**Job**
Determine which lines contain the word "with", then copy those lines.

**Source material**
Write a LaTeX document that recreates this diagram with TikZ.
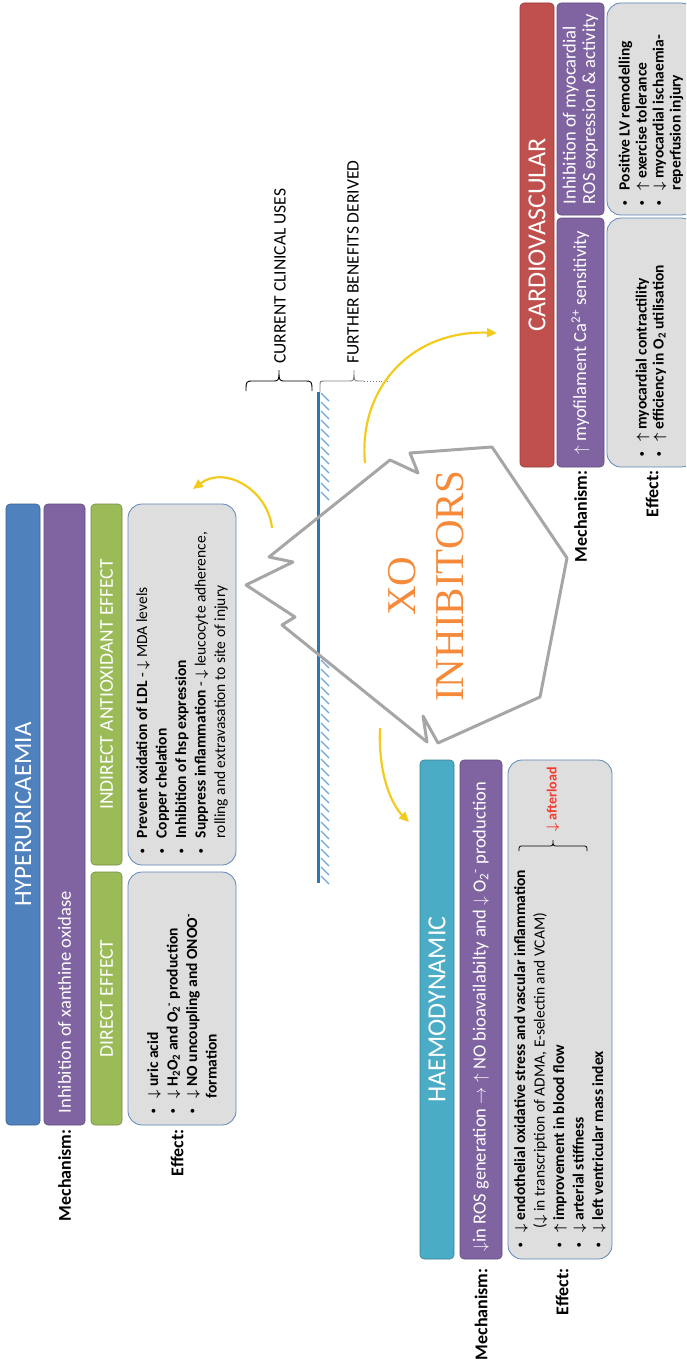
\documentclass[tikz,border=0pt]{standalone}
\usepackage{fontspec}
\setmainfont{Carlito}
\newfontfamily\xofont{Liberation Serif}
\usetikzlibrary{arrows.meta, positioning, calc}

\definecolor{hblue}{HTML}{4F81BD}
\definecolor{mpurple}{HTML}{8064A2}
\definecolor{egreen}{HTML}{9BBB59}
\definecolor{hteal}{HTML}{4BACC6}
\definecolor{cred}{HTML}{C0504D}
\definecolor{effgrey}{HTML}{DEDEDE}
\definecolor{effline}{HTML}{5E86B8}
\definecolor{xogrey}{HTML}{A6A6A6}
\definecolor{xoorange}{HTML}{F58B3A}
\definecolor{lineblue}{HTML}{2E75B6}
\definecolor{hatchblue}{HTML}{6FA5D8}
\definecolor{arrowyellow}{HTML}{F2CB1D}
\definecolor{afterred}{HTML}{F23B2E}

\newcommand{\darr}{\ensuremath{\downarrow}}
\newcommand{\uarr}{\ensuremath{\uparrow}}
\newcommand{\rarr}{\ensuremath{\rightarrow}}
\newcommand{\bul}{\makebox[15pt][l]{\raisebox{2pt}{\fontsize{9}{9}\selectfont\textbullet}}}
\newcommand{\ind}{\hspace*{15pt}}
\newcommand{\fsz}[2]{\fontsize{#1}{#2}\selectfont}

\begin{document}
\begin{tikzpicture}[
  x=1pt, y=-1pt,
  bar/.style={draw=#1!75!black, fill=#1, line width=0.6pt, rounded corners=4pt, rotate=90, inner sep=0pt, text=white},
  effbox/.style={draw=effline, fill=effgrey, line width=0.8pt, rounded corners=14pt, rotate=90},
  mechtext/.style={rotate=90, anchor=west, inner sep=0pt, text=white, font=\fsz{18.5}{22}},
  efftext/.style={rotate=90, anchor=west, inner sep=0pt, align=left, font=\fsz{15.5}{19.5}\bfseries\boldmath},
  lbl/.style={rotate=90, anchor=east, inner sep=0pt, font=\fsz{18}{20}\bfseries},
  uselbl/.style={rotate=90, anchor=west, inner sep=0pt, font=\fsz{17.5}{20}},
  yarrow/.style={draw=arrowyellow, line width=2.2pt, -{Triangle[length=10pt,width=9pt]}},
  hatch/.style={draw=hatchblue, line width=1.1pt},
]
\clip (0,0) rectangle (686,1359);

% Hyperuricaemia column
\node[bar=hblue, minimum width=621pt, minimum height=34pt, font=\fsz{25}{30}] (hyper) at (23,814.5) {HYPERURICAEMIA};
\node[bar=mpurple, minimum width=621pt, minimum height=41pt] (mechL) at (64.5,814.5) {};
\node[bar=egreen, minimum width=253pt, minimum height=31pt, font=\fsz{19.5}{22}] (dirH) at (106.5,998.5) {DIRECT EFFECT};
\node[bar=egreen, minimum width=361pt, minimum height=31pt, font=\fsz{19.5}{22}] (indH) at (106.5,684.5) {INDIRECT ANTIOXIDANT EFFECT};
\node[effbox, minimum width=253pt, minimum height=108pt] (dirE) at (182,998.5) {};
\node[effbox, minimum width=361pt, minimum height=108pt] (indE) at (182,684.5) {};

\node[mechtext] (mechLt) at ($(mechL.west)+(0,-12)$) {Inhibition of xanthine oxidase};
\node[lbl] (mechLl) at ($(mechL.west)+(0,4)$) {Mechanism:};
\node[lbl] (effLl) at ($(dirE.west)+(-5,4)$) {Effect:};

\node[efftext] (dirT) at ($(dirE.west)+(0,-12)$) {\bul\darr\ uric acid\\
  \bul\darr\ H\textsubscript{2}O\textsubscript{2} and O\textsubscript{2}\textsuperscript{-} production\\
  \bul\darr\ NO uncoupling and ONOO\textsuperscript{-}\\
  \ind formation};
\node[efftext] (indT) at ($(indE.west)+(0,-12)$) {\bul Prevent oxidation of LDL \textmd{- \darr\ MDA levels}\\
  \bul Copper chelation\\
  \bul Inhibition of hsp expression\\
  \bul Suppress inflammation \textmd{- \darr\ leucocyte adherence,}\\
  \ind\textmd{rolling and extravasation to site of injury}};

% Haemodynamic column
\node[bar=hteal, minimum width=499pt, minimum height=34pt, font=\fsz{26}{30}] (haemo) at (437,1009.5) {HAEMODYNAMIC};
\node[bar=mpurple, minimum width=499pt, minimum height=42pt] (mechH) at (481,1009.5) {};
\node[effbox, minimum width=499pt, minimum height=104pt] (haemE) at (560,1009.5) {};

\node[mechtext] (mechHt) at ($(mechH.west)+(0,-8)$) {\darr in ROS generation \rarr\ \uarr\ NO bioavailabilty and \darr\ O\textsubscript{2}\textsuperscript{-} production};
\node[lbl] (mechHl) at ($(mechH.west)+(0,9)$) {Mechanism:};
\node[lbl] (effHl) at ($(haemE.west)+(2,9)$) {Effect:};

\node[efftext] (haemT) at ($(haemE.west)+(0,-12)$) {\bul\darr\ endothelial oxidative stress and vascular inflammation\\
  \ind\hspace*{4pt}\textmd{(\darr\ in transcription of ADMA, E-selectin and VCAM)}\\
  \bul\uarr\ improvement in blood flow\\
  \bul\darr\ arterial stiffness\\
  \bul\darr\ left ventricular mass index};

% afterload brace
\draw[line width=0.8pt] (519,851) .. controls (519,846) .. (524,846) -- (548,846) .. controls (553,846) .. (553,840)
  .. controls (553,846) .. (558,846) -- (582,846) .. controls (587,846) .. (587,851);
\node[rotate=90, anchor=west, inner sep=0pt, text=afterred, font=\fsz{14}{16}\bfseries\boldmath] (after) at (553,832) {\darr\ afterload};

% Cardiovascular column
\node[bar=cred, minimum width=464pt, minimum height=34pt, font=\fsz{26}{30}] (cardio) at (537,235) {CARDIOVASCULAR};
\node[bar=mpurple, minimum width=249pt, minimum height=47pt, font=\fsz{18.5}{22}] (mechC1) at (580.5,342.5) {\uarr\ myofilament Ca\textsuperscript{2+} sensitivity};
\node[bar=mpurple, minimum width=212pt, minimum height=47pt, font=\fsz{18.5}{19.5}, align=left] (mechC2) at (580.5,109) {Inhibition of myocardial\\ROS expression \& activity};
\node[effbox, minimum width=249pt, minimum height=88pt] (cardE1) at (651,342.5) {};
\node[effbox, minimum width=212pt, minimum height=88pt] (cardE2) at (651,109) {};

\node[lbl] (mechCl) at ($(mechC1.west)+(0,3)$) {Mechanism:};
\node[lbl] (effCl) at ($(cardE1.west)+(1,3)$) {Effect:};

\node[efftext, font=\fsz{15.5}{17}\bfseries\boldmath] (cardT1) at ($(cardE1.west)+(0,-11)$) {\bul\uarr\ myocardial contractility\\
  \bul\uarr\ efficiency in O\textsubscript{2} utilisation};
\node[efftext, font=\fsz{15.5}{17}\bfseries\boldmath] (cardT2) at ($(cardE2.west)+(0,-10)$) {\bul Positive LV remodelling\\
  \bul\uarr\ exercise tolerance\\
  \bul\darr\ myocardial ischaemia-\\
  \ind reperfusion injury};

% Clinical line with hatching
\coordinate (lineTop) at (318,392);
\coordinate (lineBot) at (318,883);
\foreach \hy in {393,402,...,492} \draw[hatch] (321,\hy) -- (329,\hy+8);
\foreach \hy in {660,669,...,876} \draw[hatch] (321,\hy) -- (329,\hy+8);
\draw[draw=lineblue, line width=3pt] (lineTop) -- (lineBot);

% Braces for uses
\draw[line width=0.9pt] (246,391) .. controls (246,381) .. (254,381) -- (272,381) .. controls (279,381) .. (279,370)
  .. controls (279,381) .. (286,381) -- (304,381) .. controls (312,381) .. (312,391);
\node[uselbl] (cur) at (280,364) {CURRENT CLINICAL USES};
\draw[draw=gray, line width=0.9pt] (320,392) -- (320,386) .. controls (320,381) .. (325,381) -- (349,381)
  .. controls (354,381) .. (354,370) .. controls (354,381) .. (359,381) -- (364,381);
\draw[draw=gray, line width=0.9pt, dotted] (364,381) -- (388,381);
\node[uselbl] (fur) at (353,364) {FURTHER BENEFITS DERIVED};

% XO inhibitors shape
\draw[draw=xogrey, line width=3pt, line join=round] (246,585) -- (295,617) -- (282,625) -- (427,742) -- (423,716)
  -- (438,743) -- (540,697) -- (567,558) -- (492,447) -- (410,453) -- (418,473) -- (390,460)
  -- (269,557) -- (293,562) -- cycle;
\node[rotate=90, text=xoorange, align=center, inner sep=0pt, font=\xofont\fsz{41}{48}] (xo) at (426,586) {XO\\INHIBITORS};

% Arrows
\coordinate (aIndS) at (272,528);
\coordinate (aIndE) at (193,489);
\coordinate (aCarS) at (365,463);
\coordinate (aCarE) at (497,333);
\coordinate (aHaeS) at (380,728);
\coordinate (aHaeE) at (409,822);
\draw[yarrow] (aIndS) .. controls (268,490) and (225,465) .. (aIndE);
\draw[yarrow] (aCarS) .. controls (358,390) and (410,330) .. (aCarE);
\draw[yarrow] (aHaeS) .. controls (378,775) and (392,805) .. (aHaeE);

\end{tikzpicture}
\end{document}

**Final result**
Write a LaTeX document that recreates this diagram with TikZ.
% Clinical line with hatching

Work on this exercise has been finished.